The one Texas case brought against alleged antifa folks was undercut when the government’s cooperating witnesses swore under oath they didn’t belong to or have any knowledge of antifa.  In another case brought in Illinois, government lawyers had to back off claims that several had sought to interfere with immigration efforts when video showed their vehicle had been turned into demonstrators by an ICE agent himself.  An acting US attorney in Washington State resigned rather than sign an indictment against nine protestors “who were later charged with impeding federal agents driving immigrants to a court hearing in Tacoma,” which he felt was simple First Amendment activity.  Later the charges were dropped “in a sweetheart” deal to misdemeanors and less if they stayed out of trouble.

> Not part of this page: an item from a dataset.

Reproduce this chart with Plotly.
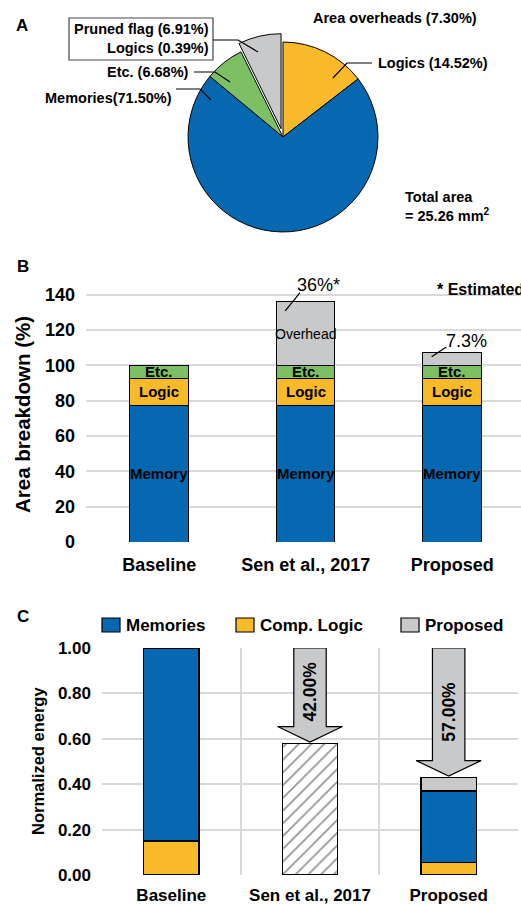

Try and try again seems to be the Justice Department’s motto for this witch hunt. They are reportedly “close to reaching an agreement with the IRS to investigate nonprofit organizations known as 501c(3)s…” who are organizations engaged in charitable work of one type or another.  There are tens of thousands of such organizations, including many with whom I work. Talk about a fishing expedition!  Homeland Security Task Force Group 4 is also throwing out a line in this deep pool to go after “organizations involved in illegal activities during protests.”  This is outside normal procedure of investigating specific crimes rather than individuals and their organizations.  This was the case in the administration’s arrest of 39 protestors, including Don Lemon, the broadcast journalist, for a demonstration in a Minneapolis church, as well the way they have gone after a pro-immigrant group in Ventura County, California.  Somehow prosectors got an indictment in Minnesota from a grand jury.  Lawyers claimed “In the United States of America, we do not prosecute journalists for doing their job.  That happens in Russia, China, Iran and other authoritarian regimes.  And yet the government sold this unconstitutional mess to the grand jury.”

These days under these polices and directives run by the Justice Department and other agencies, we can make the claims to be different under our constitution, but in practice and philosophy, the United States in Trump time is becoming little different than these other regimes.